When I was little, we were members of a
neighborhood pool. We went almost everyday during the summer to play
and swim. As soon as I was big enough to learn I took swimming
lessons...you know so I could finally go into the deep end ;). It
was such a big deal to be able to go into all of the sections of
pool, but it took some effort. You had to earn the privilege of
swimming in the deep end and jumping off the diving board.
I remember learning to swim was a
series of kicking, floating, doggie paddling, and putting those
things together to move in the water, which some people like to refer
to as “swimming.” I really loved my lessons until we got to
floating. I just wasn't sure about it. I mean how was I gonna be
able to float? What if I sunk under the water? It just didn't make
sense to let go of the edge or my teacher to float in the water. I
was scared of what it would feel like to be untethered. To be moving
with the water without giving input into the direction I would go. I
remember totally freaking out! I didn't trust it and almost decided
to give up because I couldn't imagine how this floating thing would
actually work. I wanted to be able to skip it and was a little
miffed that I had to to learn it anyway...what did my teacher know
about swimming? Swimming was about getting some place in the
water...people didn't need to know how to not go places in the water!
But I stuck it out since I really wanted to be able to go to the
deep end. I can certainly see now that I was a little over-zealous
about my knowledge and experience...
For a little background...I like to go
fast, to see things change, and to hold some semblance of control
over my environment. I am pretty sure that has been the case forever
and the 4 year old me...struggled with floating for the same reasons
that I do now when life calls for a time of letting the current carry
me. My natural desire is to be in control. To know where I am going
and to be in charge of getting there. But the thing about swimming
in the deep end that my teacher knew and I did not was that sometimes
we aren't able to swim; the current my be moving too quickly, you
might be too tired, or you might just want to enjoy a few moments of
sky gazing. As a child I didn't know that part of learning to swim
was being equipped to survive in the water when swimming wasn't
possible. Thankfully my teacher did know that at different points I
would need to float and so she made sure I would know how.
Lately in life it feels like I have
been swimming in the deep end. I long ago took lesson on the basics
of life and have been practicing. So I dove in and started making
some waves...who would have known that living life could be so
wonderfully exhausting? I took on the task of getting myself from
point A to point B—stopping to play some Marco/Polo and discovering
some other people who have a similar direction in mind for
themselves. For awhile things were great...but I'd be lying if said
I haven't gotten tired. All this swimming has taken a lot of energy
but now I am out in the middle of the depths. I am not interested in
going back to the edge but I need to take a break before I can
continue forward. So I go back to the basics and remember that
practice of floating. I can release my grasp...my “control”

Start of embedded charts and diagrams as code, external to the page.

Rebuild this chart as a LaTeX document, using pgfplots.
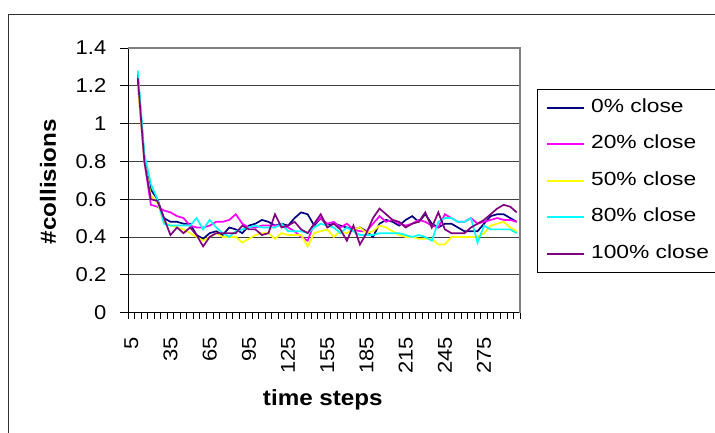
\documentclass[border=0pt]{standalone}
\usepackage{fontspec}
\setmainfont{Liberation Sans}
\newfontfamily\tickfont[FakeStretch=1.1]{Liberation Sans}
\newfontfamily\legfont[FakeStretch=1.2]{Liberation Sans}
\newfontfamily\labfont[FakeStretch=1.1]{Liberation Sans}
\usepackage{pgfplots}
\usepackage{pgfplotstable}
\pgfplotsset{compat=1.18}
\definecolor{c0}{RGB}{0,0,128}
\definecolor{c1}{RGB}{255,0,255}
\definecolor{c2}{RGB}{255,255,0}
\definecolor{c3}{RGB}{0,255,255}
\definecolor{c4}{RGB}{128,0,128}
\pgfplotstableread{
t a b c d e
10 1.26 1.22 1.20 1.28 1.24
15 0.82 0.80 0.80 0.84 0.80
20 0.65 0.57 0.62 0.68 0.60
25 0.60 0.56 0.58 0.60 0.59
30 0.50 0.54 0.48 0.47 0.50
35 0.48 0.53 0.46 0.46 0.41
40 0.48 0.51 0.45 0.46 0.45
45 0.47 0.50 0.44 0.46 0.42
50 0.47 0.46 0.42 0.46 0.45
55 0.41 0.45 0.40 0.50 0.41
60 0.39 0.45 0.38 0.44 0.35
65 0.42 0.46 0.40 0.49 0.40
70 0.43 0.48 0.42 0.45 0.42
75 0.41 0.48 0.40 0.42 0.42
80 0.45 0.49 0.40 0.40 0.42
85 0.44 0.52 0.40 0.43 0.42
90 0.42 0.47 0.37 0.44 0.46
95 0.46 0.45 0.39 0.45 0.44
100 0.47 0.45 0.41 0.46 0.44
105 0.49 0.46 0.42 0.45 0.41
110 0.48 0.46 0.42 0.45 0.42
115 0.46 0.46 0.39 0.45 0.52
120 0.47 0.46 0.42 0.47 0.45
125 0.46 0.45 0.41 0.43 0.46
130 0.50 0.43 0.41 0.43 0.48
135 0.53 0.40 0.41 0.43 0.44
140 0.52 0.38 0.35 0.42 0.42
145 0.46 0.47 0.42 0.45 0.47
150 0.50 0.50 0.43 0.47 0.52
155 0.46 0.47 0.44 0.46 0.45
160 0.47 0.48 0.40 0.45 0.47
165 0.46 0.45 0.43 0.42 0.44
170 0.45 0.47 0.42 0.45 0.38
175 0.44 0.44 0.44 0.43 0.46
180 0.45 0.43 0.45 0.41 0.36
185 0.43 0.43 0.42 0.41 0.42
190 0.40 0.47 0.43 0.41 0.50
195 0.47 0.51 0.46 0.42 0.55
200 0.49 0.48 0.45 0.42 0.52
205 0.48 0.49 0.43 0.42 0.49
210 0.46 0.47 0.41 0.42 0.48
215 0.49 0.46 0.40 0.41 0.45
220 0.51 0.47 0.40 0.40 0.47
225 0.48 0.49 0.39 0.41 0.48
230 0.52 0.48 0.39 0.40 0.53
235 0.47 0.46 0.39 0.38 0.45
240 0.45 0.45 0.36 0.48 0.53
245 0.47 0.52 0.36 0.50 0.44
250 0.47 0.50 0.40 0.50 0.42
255 0.45 0.48 0.40 0.48 0.42
260 0.43 0.48 0.40 0.48 0.42
265 0.43 0.50 0.40 0.50 0.45
270 0.43 0.47 0.40 0.37 0.47
275 0.47 0.48 0.42 0.46 0.49
280 0.51 0.49 0.46 0.44 0.52
285 0.52 0.50 0.47 0.44 0.55
290 0.52 0.49 0.48 0.44 0.57
295 0.50 0.49 0.45 0.44 0.56
300 0.48 0.48 0.43 0.42 0.53
}\data
\begin{document}
\begin{tikzpicture}[x=1pt,y=1pt]
\useasboundingbox (0,0) rectangle (715,432);
\draw[black!80, line width=1pt] (8,-5) -- (8,417) -- (725,417);
\begin{axis}[
  at={(128pt,119.5pt)}, anchor=south west,
  scale only axis, width=392pt, height=264.5pt,
  xmin=2.5, xmax=302.5, ymin=0, ymax=1.4,
  axis line style={black, line width=0.9pt},
  no markers,
  /pgf/number format/assume math mode=true,
  tick align=outside,
  major tick length=8pt, minor tick length=6pt,
  xtick={5,35,65,95,125,155,185,215,245,275},
  xticklabels={5,35,65,95,125,155,185,215,245,275},
  minor xtick={2.5,7.5,...,302.5},
  major x tick style={draw=none},
  minor x tick style={black, line width=0.8pt},
  ytick={0,0.2,0.4,0.6,0.8,1,1.2,1.4},
  yticklabels={0,0.2,0.4,0.6,0.8,1,1.2,1.4},
  y tick style={black, line width=0.8pt},
  ymajorgrids, grid style={black!75, line width=0.8pt},
  xticklabel style={rotate=90, anchor=east, inner xsep=16.5pt, font=\tickfont\fontsize{20}{20}\selectfont},
  yticklabel style={inner xsep=13.5pt, font=\tickfont\fontsize{20}{20}\selectfont},
  xlabel={time steps},
  xlabel style={at={(axis description cs:0.497,-0.33)}, anchor=center, font=\labfont\bfseries\fontsize{22}{22}\selectfont},
  ylabel={\#collisions},
  ylabel style={at={(axis description cs:-0.204,0.495)}, anchor=center, font=\labfont\bfseries\fontsize{22}{22}\selectfont},
  legend style={at={(1.0434,0.8459)}, anchor=north west, draw=black, line width=0.8pt, fill=white,
    font=\legfont\fontsize{19}{19}\selectfont, inner xsep=9pt, inner ysep=10pt, row sep=19.5pt, column sep=6pt,
    nodes={inner sep=0pt, text height=13pt, text depth=4pt}},
  legend cell align=left,
  legend image code/.code={\draw[#1, line width=1.7pt] (0pt,0pt) -- (37pt,0pt);},
]
\addplot[color=c0, line width=1.7pt] table[x=t,y=a] {\data};
\addlegendentry{0\% close}
\addplot[color=c1, line width=1.7pt] table[x=t,y=b] {\data};
\addlegendentry{20\% close}
\addplot[color=c2, line width=1.7pt] table[x=t,y=c] {\data};
\addlegendentry{50\% close}
\addplot[color=c3, line width=1.7pt] table[x=t,y=d] {\data};
\addlegendentry{80\% close}
\addplot[color=c4, line width=1.7pt] table[x=t,y=e] {\data};
\addlegendentry{100\% close}
\end{axis}
\fill[white] (126,384.9) rectangle (522,394);
\fill[white] (520.6,118) rectangle (530,386);
\draw[gray, line width=1.3pt] (128,384) -- (520,384) -- (520,119.5);
\end{tikzpicture}
\end{document}
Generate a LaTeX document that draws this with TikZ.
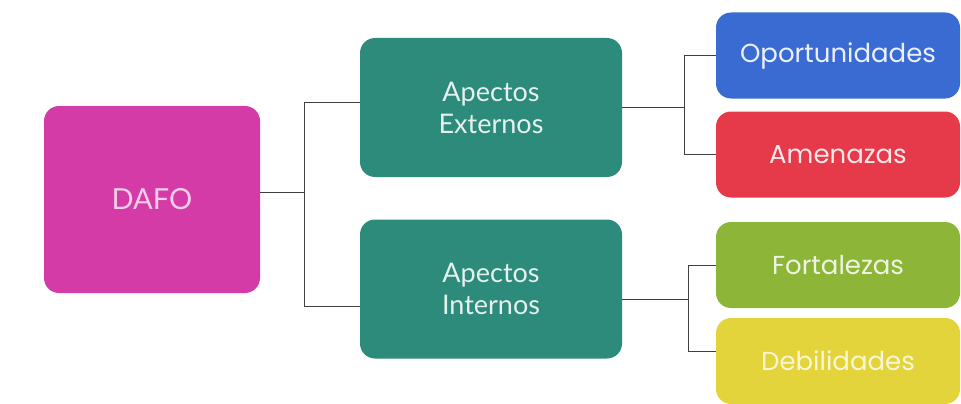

on the direction I am moving and just be carried for awhile. I can
trust the rhythm and current to hold me up while I rest and take in
the view.
Even as I write this the idea of
letting go seems so appealing but I still struggle to do it. That
same feeling I got when I learned how to float in the swimming pool
calls forth a stubbornness of wanting to be in charge of where I go
and how I get there. The idea of allowing myself to be taken there
is frightening and reminds me of my own inability to control
everything around me, even when I'm not floating. Even if I kept
swimming my hardest at some point I would be so exhausted that I
couldn't go forward any more or worse that could be the end of it
all. So why not take a moment now to float...to take it all in and
gain my bearings? So I stop kicking, stretch out my arms, and turn
my head to sky and breath. There isn't anything for me to hold onto
but I am held up despite myself and have the time to see the beauty
around me which is often obscured as I move through the water with
focus and attention on the goal. I am pretty sure that the practice
of letting go is one that will always take some effort on my part but
each time I loosen my grasp and float I see the wisdom of my old swim
teacher. Some times when we are in the deep end all we can do is
breath and be held by the current that will give us the rest we need
to continue diving deeper into life.